— Given material —

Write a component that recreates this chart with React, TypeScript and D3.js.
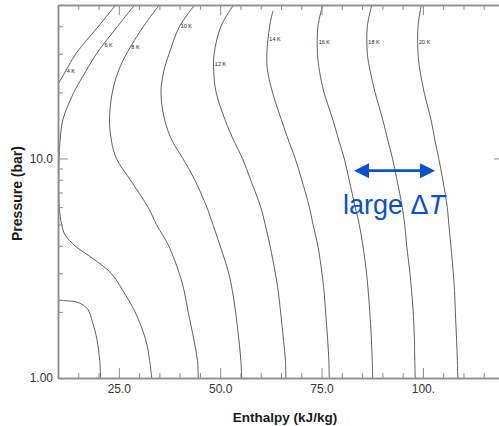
import React, { useEffect, useRef } from 'react';
import * as d3 from 'd3';

// isotherm temperatures
const temps = ['4 K', '6 K', '8 K', '10 K', '12 K', '14 K', '16 K', '18 K', '20 K'];

// pressure levels (bar) used by most isotherms
const pLevels = [50, 40, 30, 25, 20, 15, 12, 10, 8, 6, 5, 4, 3, 2.5, 2, 1.5, 1.2, 1];
const pLevels14 = [47, 40, 30, 25, 20, 15, 12, 10, 8, 6, 5, 4, 3, 2.5, 2, 1.5, 1.2, 1];
const pLevels6 = [50, 40, 30, 25, 20, 15, 12, 10, 8, 6, 5, 4.5, 4, 3.5, 3, 2.5, 2, 1.5, 1.2, 1];
const pLevels4hi = [50, 40, 30, 25, 20];
const pLevels4lo = [2.27, 2.25, 2.22, 2.15, 2.05, 1.8, 1.5, 1.2, 1];

// enthalpy (kJ/kg) of each isotherm at those pressures
const h4hi = [24.2, 20.0, 14.4, 11.9, 8.8];
const h4lo = [9.5, 11.7, 14.6, 16.2, 17.4, 18.5, 19.6, 20.3, 20.5];
const h6 = [28.9, 24.7, 19.5, 16.9, 13.9, 11.2, 10.5, 10.25, 10.17, 10.3, 10.9, 11.7, 14.2, 18.6, 23.1, 26.0, 29.0, 31.6, 32.6, 33.1];
const h8 = [35.0, 31.1, 26.9, 24.9, 23.4, 22.7, 23.2, 24.4, 27.8, 32.2, 34.3, 37.3, 39.9, 41.1, 42.1, 43.5, 44.4, 44.6];
const h10 = [43.7, 40.0, 37.4, 36.1, 35.4, 36.3, 38.2, 40.8, 43.7, 46.7, 48.2, 50.0, 52.1, 53.0, 53.8, 54.6, 55.1, 55.3];
const h12 = [53.3, 50.2, 48.5, 48.4, 49.0, 51.2, 53.4, 55.5, 57.5, 60.0, 61.1, 62.3, 63.6, 64.3, 64.9, 65.6, 66.1, 66.2];
const h14 = [63.0, 62.2, 61.5, 61.7, 62.9, 65.1, 66.9, 68.5, 70.1, 72.0, 72.9, 74.1, 75.1, 75.6, 76.0, 76.5, 76.8, 76.9];
const h16 = [75.3, 74.1, 74.0, 74.5, 75.6, 77.8, 79.3, 80.6, 81.8, 83.3, 84.3, 85.2, 86.1, 86.5, 86.9, 87.3, 87.5, 87.6];
const h18 = [87.4, 86.3, 86.3, 87.0, 88.2, 90.1, 91.4, 92.5, 93.6, 94.9, 95.5, 96.0, 96.8, 97.2, 97.6, 97.9, 98.0, 98.1];
const h20 = [99.6, 98.8, 98.8, 99.3, 100.3, 102.0, 103.0, 103.9, 104.9, 106.0, 106.4, 106.9, 107.5, 107.8, 108.0, 108.3, 108.5, 108.6];

// pressure where each isotherm's label sits
const labelPressures = [25, 33, 32, 40, 27, 35, 34, 34, 34];

const xMajor = [25, 50, 75, 100];
const xTickLabels = ['25.0', '50.0', '75.0', '100.'];
const xMinor = d3.range(10, 121, 5).filter(v => !xMajor.includes(v));
const yMajor = [1, 10];
const yTickLabels = ['1.00', '10.0'];
const yMinor = [2, 3, 4, 5, 6, 7, 8, 9, 20, 30, 40];

// annotation
const arrowFrom = 83, arrowTo = 103, arrowP = 8.8;
const noteH = 80.3, noteP = 5.6;

const W = 499, H = 426;
const margin = { top: 5, right: -5, bottom: 48, left: 58 };

const zip = (p: number[], h: number[]) => p.map((v, i) => ({ p: v, h: h[i] }));

const App = () => {
  const ref = useRef<SVGSVGElement>(null);

  useEffect(() => {
    const svg = d3.select(ref.current);
    svg.selectAll('*').remove();

    const x = d3.scaleLinear().domain([10, 120]).range([margin.left, W - margin.right]);
    const y = d3.scaleLog().domain([1, 50]).range([H - margin.bottom, margin.top]);

    const curves = [
      { name: temps[0], segs: [zip(pLevels4hi, h4hi), zip(pLevels4lo, h4lo)] },
      { name: temps[1], segs: [zip(pLevels6, h6)] },
      { name: temps[2], segs: [zip(pLevels, h8)] },
      { name: temps[3], segs: [zip(pLevels, h10)] },
      { name: temps[4], segs: [zip(pLevels, h12)] },
      { name: temps[5], segs: [zip(pLevels14, h14)] },
      { name: temps[6], segs: [zip(pLevels, h16)] },
      { name: temps[7], segs: [zip(pLevels, h18)] },
      { name: temps[8], segs: [zip(pLevels, h20)] },
    ];

    svg.append('clipPath').attr('id', 'plot-clip')
      .append('rect')
      .attr('x', margin.left).attr('y', margin.top)
      .attr('width', W - margin.right - margin.left)
      .attr('height', H - margin.bottom - margin.top);

    const line = d3.line<{ p: number; h: number }>()
      .x(d => x(d.h))
      .y(d => y(d.p))
      .curve(d3.curveCatmullRom.alpha(0.5));

    const g = svg.append('g').attr('clip-path', 'url(#plot-clip)');
    curves.forEach(c => {
      c.segs.forEach(s => {
        g.append('path')
          .attr('d', line(s))
          .attr('fill', 'none')
          .attr('stroke', '#606060')
          .attr('stroke-width', 1);
      });
    });

    // curve labels
    curves.forEach((c, i) => {
      const lp = labelPressures[i];
      const s = c.segs[0];
      let hx = s[0].h;
      for (let k = 0; k < s.length - 1; k++) {
        const a = s[k], b = s[k + 1];
        if ((a.p - lp) * (b.p - lp) <= 0) {
          const t = (Math.log(lp) - Math.log(a.p)) / (Math.log(b.p) - Math.log(a.p));
          hx = a.h + t * (b.h - a.h);
          break;
        }
      }
      svg.append('text')
        .attr('x', x(hx) + 1)
        .attr('y', y(lp))
        .attr('dy', '0.35em')
        .attr('font-family', 'Liberation Sans, Arial, sans-serif')
        .attr('font-size', 5.5)
        .attr('fill', '#222')
        .text(c.name);
    });

    const axisColor = '#8c8c8c';
    const styleAxis = (sel: any) => {
      sel.selectAll('.domain').attr('stroke', axisColor).attr('stroke-width', 1.5);
      sel.selectAll('.tick line').attr('stroke', axisColor).attr('stroke-width', 1);
      sel.selectAll('.tick text')
        .attr('fill', '#333')
        .attr('font-family', 'Liberation Sans, Arial, sans-serif')
        .attr('font-size', 12);
    };

    const bottom = H - margin.bottom;
    const right = W - margin.right;

    // bottom axis
    svg.append('g').attr('transform', `translate(0,${bottom})`)
      .call(d3.axisBottom(x).tickValues(xMinor).tickSize(-5).tickSizeOuter(0).tickFormat(() => ''))
      .call(styleAxis);
    svg.append('g').attr('transform', `translate(0,${bottom})`)
      .call(d3.axisBottom(x).tickValues(xMajor).tickSize(-10).tickSizeOuter(0).tickPadding(6.5)
        .tickFormat((d, i) => xTickLabels[i]))
      .call(styleAxis);

    // top axis
    svg.append('g').attr('transform', `translate(0,${margin.top})`)
      .call(d3.axisTop(x).tickValues(xMinor).tickSize(-5).tickSizeOuter(0).tickFormat(() => ''))
      .call(styleAxis);
    svg.append('g').attr('transform', `translate(0,${margin.top})`)
      .call(d3.axisTop(x).tickValues(xMajor).tickSize(-10).tickSizeOuter(0).tickFormat(() => ''))
      .call(styleAxis);

    // left axis
    svg.append('g').attr('transform', `translate(${margin.left},0)`)
      .call(d3.axisLeft(y).tickValues(yMinor).tickSize(-5).tickSizeOuter(0).tickFormat(() => ''))
      .call(styleAxis);
    svg.append('g').attr('transform', `translate(${margin.left},0)`)
      .call(d3.axisLeft(y).tickValues(yMajor).tickSize(-10).tickSizeOuter(0).tickPadding(5)
        .tickFormat((d, i) => yTickLabels[i]))
      .call(styleAxis);

    // right axis
    svg.append('g').attr('transform', `translate(${right},0)`)
      .call(d3.axisRight(y).tickValues(yMajor).tickSize(-10).tickSizeOuter(0).tickFormat(() => ''))
      .call(styleAxis);

    // axis titles
    svg.append('text')
      .attr('transform', `translate(17.5,${(margin.top + bottom) / 2 + 2}) rotate(-90)`)
      .attr('text-anchor', 'middle')
      .attr('dy', '0.35em')
      .attr('font-family', 'Liberation Sans, Arial, sans-serif')
      .attr('font-weight', 'bold')
      .attr('font-size', 14)
      .attr('fill', '#1a1a1a')
      .text('Pressure (bar)');

    svg.append('text')
      .attr('x', 285)
      .attr('y', H - 4.5)
      .attr('text-anchor', 'middle')
      .attr('font-family', 'Liberation Sans, Arial, sans-serif')
      .attr('font-weight', 'bold')
      .attr('font-size', 13.5)
      .attr('fill', '#1a1a1a')
      .text('Enthalpy (kJ/kg)');

    // annotation: double arrow
    const blue = '#0b4fd0';
    const ay = y(arrowP);
    const x1 = x(arrowFrom), x2 = x(arrowTo);
    const headL = 15, headW = 7.5;
    svg.append('line')
      .attr('x1', x1 + headL - 1).attr('x2', x2 - headL + 1)
      .attr('y1', ay).attr('y2', ay)
      .attr('stroke', blue)
      .attr('stroke-width', 2.7);
    svg.append('path')
      .attr('d', `M${x1},${ay} L${x1 + headL},${ay - headW} L${x1 + headL},${ay + headW} Z`)
      .attr('fill', blue);
    svg.append('path')
      .attr('d', `M${x2},${ay} L${x2 - headL},${ay - headW} L${x2 - headL},${ay + headW} Z`)
      .attr('fill', blue);

    const note = svg.append('text')
      .attr('x', x(noteH))
      .attr('y', y(noteP))
      .attr('font-family', 'Liberation Sans, Arial, sans-serif')
      .attr('font-size', 27)
      .attr('fill', blue);
    note.append('tspan').text('large \u0394');
    note.append('tspan').attr('font-style', 'italic').text('T');
  }, []);

  return (
    <svg ref={ref} width={W} height={H}
      style={{ position: 'absolute', left: 0, top: 0, background: '#fff' }} />
  );
};

export default App;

— What the task requires —
Output exactly the span of lines from the top of the listing through the line holding "import * as d3 from 'd3';", and leave every picture out.

— Output of the task —
Write a component that recreates this chart with React, TypeScript and D3.js.
import React, { useEffect, useRef } from 'react';
import * as d3 from 'd3';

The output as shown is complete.